К тому моменту, как хмурый Богдан возвращается в палату, я успеваю подчистить тарелки и даже запиваю больничный завтрак отвратным какао, который терпеть не могу ещё с детского сада.
Но недавний инцидент с мужскими губами на моих ключицах неожиданно пробуждает во мне аппетит. Уверена, всё дело в выбросе адреналина. Не иначе. Не может же быть, чтобы на меня так подействовал его приказ?
Мужчина влетает в палату и, игнорируя меня, усаживается на стул в дальнем углу, у окна. На его лице вновь угрюмое выражение лица.
— Поела?
— Да.
— Хорошо. — он сжимает переносицу двумя пальцами. — Тогда я поехал.
— Разве вы… — заставляю себя произнести, — не побудете со мной ещё немного?
— Ты цела и невредима, сыта, под присмотром, а у меня есть и свои дела. — выпаливает он, поднимаясь. Медленно вышагивает в сторону двери. — Я очень занятой человек, Ася. Я не могу просто сидеть возле тебя.

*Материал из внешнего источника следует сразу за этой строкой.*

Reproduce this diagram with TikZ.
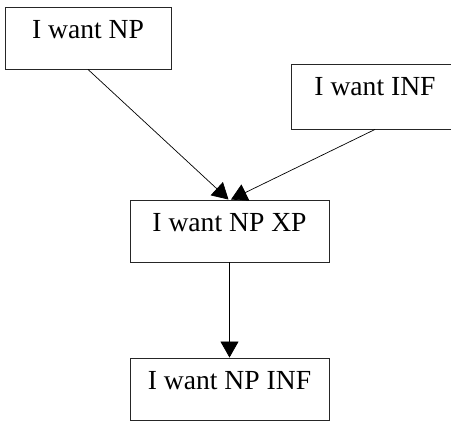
\documentclass[tikz,border=0pt]{standalone}
\usepackage{fontspec}
\setmainfont{Liberation Serif}
\usetikzlibrary{arrows.meta,calc}
\begin{document}
\begin{tikzpicture}[x=1pt,y=1pt,
  box/.style={draw=black!85, line width=0.9pt, rectangle, inner sep=0pt,
    text height=32pt, text depth=30pt,
    font=\fontsize{27.6}{33}\selectfont},
  link/.style={draw=black, line width=0.7pt,
    -{Triangle[length=16pt,width=18pt]}}]
  \useasboundingbox (0,0) rectangle (451,422);
  \clip (0,0) rectangle (451,422);
  \node[box, minimum width=166pt] (np)    at (88,384)     {I want NP};
  \node[box, minimum width=168pt, text depth=33pt] (inf) at (375,325.5) {I want INF};
  \node[box, minimum width=199pt] (xp)    at (229.5,191)  {I want NP XP};
  \node[box, minimum width=199pt] (npinf) at (229.5,33)   {I want NP INF};
  \coordinate (xpl) at ($(xp.north)+(-1,0)$);
  \coordinate (xpr) at ($(xp.north)+(1.5,0)$);
  \draw[link] (np.south) -- (xpl);
  \draw[link] (inf.south) -- (xpr);
  \draw[link] (xp.south) -- (npinf.north);
\end{tikzpicture}
\end{document}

— Пожалуйста, вы обещали, что побудете со мной, когда переговорите с врачом, — всхлипываю неожиданно для самой себя, — Пожалуйста, Богдан…

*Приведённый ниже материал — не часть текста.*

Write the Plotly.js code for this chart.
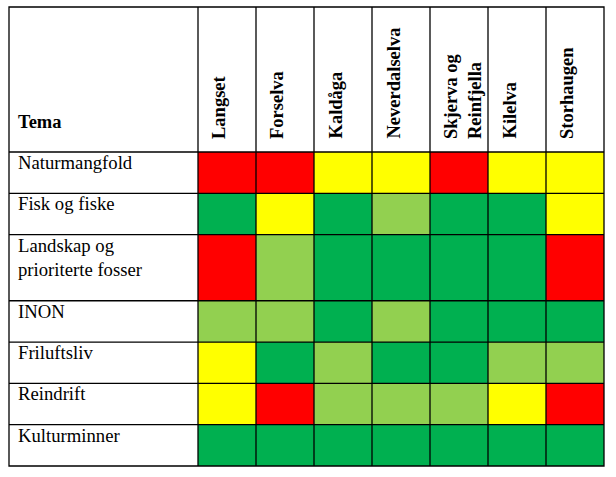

Мне кажется, что это происходит снова. Воздух застревает посреди гортани, а завтрак поднимается вверх. От страха удушения мои глаза наполняются слезами. Я задыхаюсь. Не могу дышать. Сердце колотится от панического ужаса, отзываясь глухим стуком в ушах.
Взгляд мужчины обречённо сосредотачивается на моём лице, и он подходит. Берёт меня за плечи и резко встряхивает.
— Это просто дурное воспоминание, Ася. — говорит его голос за пеленой охватившего меня тумана. — Сейчас я позову врача.
Я качаю головой, но он упрямо сжимает губы, безразлично глядя на мои слёзы.